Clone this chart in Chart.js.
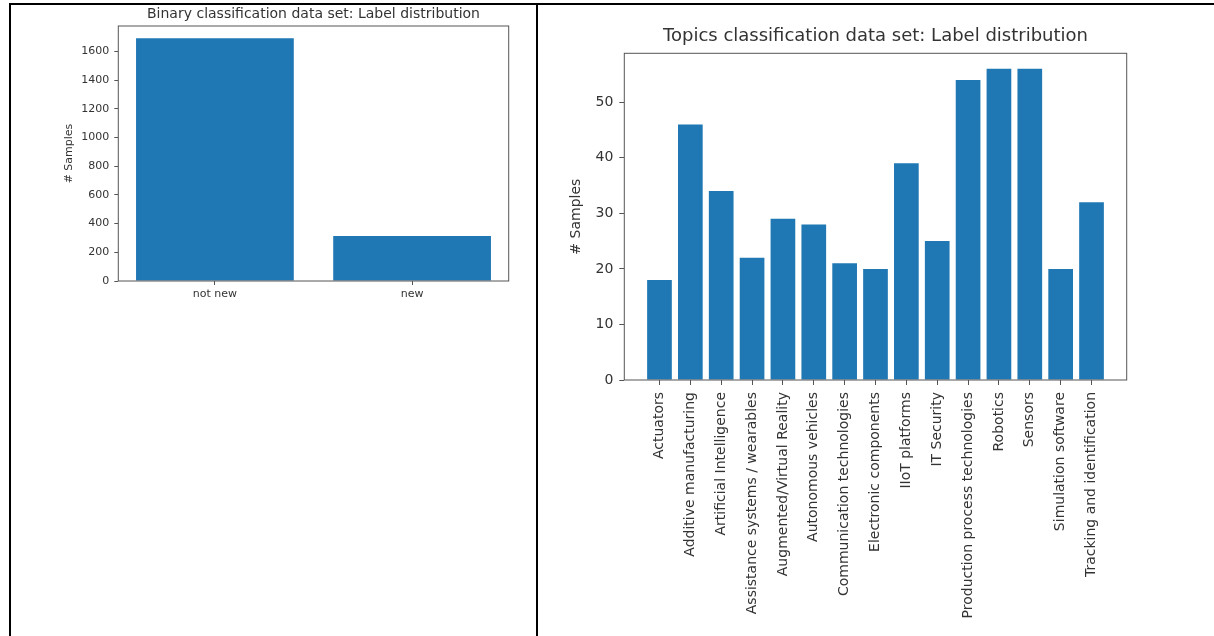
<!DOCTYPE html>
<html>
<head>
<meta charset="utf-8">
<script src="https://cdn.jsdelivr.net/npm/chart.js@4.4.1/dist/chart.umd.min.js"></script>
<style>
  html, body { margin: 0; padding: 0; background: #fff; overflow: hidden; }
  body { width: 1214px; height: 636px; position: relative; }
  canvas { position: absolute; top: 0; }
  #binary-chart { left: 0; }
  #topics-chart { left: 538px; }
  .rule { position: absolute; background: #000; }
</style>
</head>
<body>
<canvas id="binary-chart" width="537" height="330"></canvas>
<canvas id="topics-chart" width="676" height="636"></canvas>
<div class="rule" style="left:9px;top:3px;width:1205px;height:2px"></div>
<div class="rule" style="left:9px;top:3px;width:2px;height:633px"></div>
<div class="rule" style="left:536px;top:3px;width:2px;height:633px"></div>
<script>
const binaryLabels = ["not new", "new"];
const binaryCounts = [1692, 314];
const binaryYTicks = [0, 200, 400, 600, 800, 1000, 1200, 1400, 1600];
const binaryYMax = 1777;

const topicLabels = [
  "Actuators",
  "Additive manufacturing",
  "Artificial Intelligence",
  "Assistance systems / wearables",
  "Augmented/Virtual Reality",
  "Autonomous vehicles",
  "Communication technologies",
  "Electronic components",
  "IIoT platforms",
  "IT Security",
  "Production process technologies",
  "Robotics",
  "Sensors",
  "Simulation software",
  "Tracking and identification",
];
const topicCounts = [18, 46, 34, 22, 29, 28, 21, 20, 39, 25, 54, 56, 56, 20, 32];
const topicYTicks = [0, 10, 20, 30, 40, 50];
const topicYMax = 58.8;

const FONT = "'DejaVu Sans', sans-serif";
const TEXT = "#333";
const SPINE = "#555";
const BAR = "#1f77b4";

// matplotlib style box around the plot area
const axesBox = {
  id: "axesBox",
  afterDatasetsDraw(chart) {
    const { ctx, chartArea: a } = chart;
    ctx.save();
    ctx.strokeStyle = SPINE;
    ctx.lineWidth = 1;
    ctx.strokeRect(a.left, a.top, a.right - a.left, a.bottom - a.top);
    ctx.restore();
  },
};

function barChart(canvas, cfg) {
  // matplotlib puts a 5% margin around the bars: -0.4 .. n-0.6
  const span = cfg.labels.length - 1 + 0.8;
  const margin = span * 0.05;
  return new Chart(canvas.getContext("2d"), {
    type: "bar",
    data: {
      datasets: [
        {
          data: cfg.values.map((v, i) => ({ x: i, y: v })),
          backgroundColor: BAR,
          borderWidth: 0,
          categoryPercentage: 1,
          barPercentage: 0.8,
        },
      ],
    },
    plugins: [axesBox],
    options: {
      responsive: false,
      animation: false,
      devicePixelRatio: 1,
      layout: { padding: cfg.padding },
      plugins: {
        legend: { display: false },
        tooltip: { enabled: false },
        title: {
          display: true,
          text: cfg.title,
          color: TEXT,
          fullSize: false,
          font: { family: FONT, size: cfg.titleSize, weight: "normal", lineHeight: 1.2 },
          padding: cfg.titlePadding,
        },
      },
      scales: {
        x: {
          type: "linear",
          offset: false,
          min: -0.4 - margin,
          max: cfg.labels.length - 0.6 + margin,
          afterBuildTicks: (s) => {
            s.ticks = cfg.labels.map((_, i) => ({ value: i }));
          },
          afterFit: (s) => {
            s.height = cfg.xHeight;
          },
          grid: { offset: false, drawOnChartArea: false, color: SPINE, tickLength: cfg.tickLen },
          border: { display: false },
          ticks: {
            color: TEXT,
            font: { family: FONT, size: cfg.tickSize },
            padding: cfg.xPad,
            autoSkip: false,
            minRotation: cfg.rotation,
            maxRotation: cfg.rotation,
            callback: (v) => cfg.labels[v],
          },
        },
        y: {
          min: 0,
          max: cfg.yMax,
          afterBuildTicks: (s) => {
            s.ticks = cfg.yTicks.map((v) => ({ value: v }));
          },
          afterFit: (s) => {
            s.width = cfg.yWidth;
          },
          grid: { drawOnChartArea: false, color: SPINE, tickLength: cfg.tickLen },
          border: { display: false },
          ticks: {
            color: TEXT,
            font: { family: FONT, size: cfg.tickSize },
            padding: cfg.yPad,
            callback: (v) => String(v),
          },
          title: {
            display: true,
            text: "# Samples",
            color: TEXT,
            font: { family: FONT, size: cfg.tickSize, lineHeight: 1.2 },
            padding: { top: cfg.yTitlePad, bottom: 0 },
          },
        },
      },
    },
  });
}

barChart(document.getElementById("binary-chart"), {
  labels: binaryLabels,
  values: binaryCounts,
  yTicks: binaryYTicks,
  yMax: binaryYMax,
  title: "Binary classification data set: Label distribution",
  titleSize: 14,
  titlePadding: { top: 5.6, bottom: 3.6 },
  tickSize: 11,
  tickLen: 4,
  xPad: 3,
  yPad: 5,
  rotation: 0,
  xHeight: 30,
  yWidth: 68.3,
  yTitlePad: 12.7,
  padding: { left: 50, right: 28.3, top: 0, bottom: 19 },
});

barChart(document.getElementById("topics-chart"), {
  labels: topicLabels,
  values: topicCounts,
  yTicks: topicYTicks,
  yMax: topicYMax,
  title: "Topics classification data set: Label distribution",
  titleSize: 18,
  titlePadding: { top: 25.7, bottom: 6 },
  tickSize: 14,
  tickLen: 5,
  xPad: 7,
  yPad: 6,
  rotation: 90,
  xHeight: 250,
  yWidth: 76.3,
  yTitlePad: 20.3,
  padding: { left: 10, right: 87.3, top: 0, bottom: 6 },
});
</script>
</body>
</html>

## Task prompt
Repeat the material above verbatim. Leave the pictures behind.

## Exercise response
Clone this chart in Chart.js.
<!DOCTYPE html>
<html>
<head>
<meta charset="utf-8">
<script src="https://cdn.jsdelivr.net/npm/chart.js@4.4.1/dist/chart.umd.min.js"></script>
<style>
  html, body { margin: 0; padding: 0; background: #fff; overflow: hidden; }
  body { width: 1214px; height: 636px; position: relative; }
  canvas { position: absolute; top: 0; }
  #binary-chart { left: 0; }
  #topics-chart { left: 538px; }
  .rule { position: absolute; background: #000; }
</style>
</head>
<body>
<canvas id="binary-chart" width="537" height="330"></canvas>
<canvas id="topics-chart" width="676" height="636"></canvas>
<div class="rule" style="left:9px;top:3px;width:1205px;height:2px"></div>
<div class="rule" style="left:9px;top:3px;width:2px;height:633px"></div>
<div class="rule" style="left:536px;top:3px;width:2px;height:633px"></div>
<script>
const binaryLabels = ["not new", "new"];
const binaryCounts = [1692, 314];
const binaryYTicks = [0, 200, 400, 600, 800, 1000, 1200, 1400, 1600];
const binaryYMax = 1777;

const topicLabels = [
  "Actuators",
  "Additive manufacturing",
  "Artificial Intelligence",
  "Assistance systems / wearables",
  "Augmented/Virtual Reality",
  "Autonomous vehicles",
  "Communication technologies",
  "Electronic components",
  "IIoT platforms",
  "IT Security",
  "Production process technologies",
  "Robotics",
  "Sensors",
  "Simulation software",
  "Tracking and identification",
];
const topicCounts = [18, 46, 34, 22, 29, 28, 21, 20, 39, 25, 54, 56, 56, 20, 32];
const topicYTicks = [0, 10, 20, 30, 40, 50];
const topicYMax = 58.8;

const FONT = "'DejaVu Sans', sans-serif";
const TEXT = "#333";
const SPINE = "#555";
const BAR = "#1f77b4";

// matplotlib style box around the plot area
const axesBox = {
  id: "axesBox",
  afterDatasetsDraw(chart) {
    const { ctx, chartArea: a } = chart;
    ctx.save();
    ctx.strokeStyle = SPINE;
    ctx.lineWidth = 1;
    ctx.strokeRect(a.left, a.top, a.right - a.left, a.bottom - a.top);
    ctx.restore();
  },
};

function barChart(canvas, cfg) {
  // matplotlib puts a 5% margin around the bars: -0.4 .. n-0.6
  const span = cfg.labels.length - 1 + 0.8;
  const margin = span * 0.05;
  return new Chart(canvas.getContext("2d"), {
    type: "bar",
    data: {
      datasets: [
        {
          data: cfg.values.map((v, i) => ({ x: i, y: v })),
          backgroundColor: BAR,
          borderWidth: 0,
          categoryPercentage: 1,
          barPercentage: 0.8,
        },
      ],
    },
    plugins: [axesBox],
    options: {
      responsive: false,
      animation: false,
      devicePixelRatio: 1,
      layout: { padding: cfg.padding },
      plugins: {
        legend: { display: false },
        tooltip: { enabled: false },
        title: {
          display: true,
          text: cfg.title,
          color: TEXT,
          fullSize: false,
          font: { family: FONT, size: cfg.titleSize, weight: "normal", lineHeight: 1.2 },
          padding: cfg.titlePadding,
        },
      },
      scales: {
        x: {
          type: "linear",
          offset: false,
          min: -0.4 - margin,
          max: cfg.labels.length - 0.6 + margin,
          afterBuildTicks: (s) => {
            s.ticks = cfg.labels.map((_, i) => ({ value: i }));
          },
          afterFit: (s) => {
            s.height = cfg.xHeight;
          },
          grid: { offset: false, drawOnChartArea: false, color: SPINE, tickLength: cfg.tickLen },
          border: { display: false },
          ticks: {
            color: TEXT,
            font: { family: FONT, size: cfg.tickSize },
            padding: cfg.xPad,
            autoSkip: false,
            minRotation: cfg.rotation,
            maxRotation: cfg.rotation,
            callback: (v) => cfg.labels[v],
          },
        },
        y: {
          min: 0,
          max: cfg.yMax,
          afterBuildTicks: (s) => {
            s.ticks = cfg.yTicks.map((v) => ({ value: v }));
          },
          afterFit: (s) => {
            s.width = cfg.yWidth;
          },
          grid: { drawOnChartArea: false, color: SPINE, tickLength: cfg.tickLen },
          border: { display: false },
          ticks: {
            color: TEXT,
            font: { family: FONT, size: cfg.tickSize },
            padding: cfg.yPad,
            callback: (v) => String(v),
          },
          title: {
            display: true,
            text: "# Samples",
            color: TEXT,
            font: { family: FONT, size: cfg.tickSize, lineHeight: 1.2 },
            padding: { top: cfg.yTitlePad, bottom: 0 },
          },
        },
      },
    },
  });
}

barChart(document.getElementById("binary-chart"), {
  labels: binaryLabels,
  values: binaryCounts,
  yTicks: binaryYTicks,
  yMax: binaryYMax,
  title: "Binary classification data set: Label distribution",
  titleSize: 14,
  titlePadding: { top: 5.6, bottom: 3.6 },
  tickSize: 11,
  tickLen: 4,
  xPad: 3,
  yPad: 5,
  rotation: 0,
  xHeight: 30,
  yWidth: 68.3,
  yTitlePad: 12.7,
  padding: { left: 50, right: 28.3, top: 0, bottom: 19 },
});

barChart(document.getElementById("topics-chart"), {
  labels: topicLabels,
  values: topicCounts,
  yTicks: topicYTicks,
  yMax: topicYMax,
  title: "Topics classification data set: Label distribution",
  titleSize: 18,
  titlePadding: { top: 25.7, bottom: 6 },
  tickSize: 14,
  tickLen: 5,
  xPad: 7,
  yPad: 6,
  rotation: 90,
  xHeight: 250,
  yWidth: 76.3,
  yTitlePad: 20.3,
  padding: { left: 10, right: 87.3, top: 0, bottom: 6 },
});
</script>
</body>
</html>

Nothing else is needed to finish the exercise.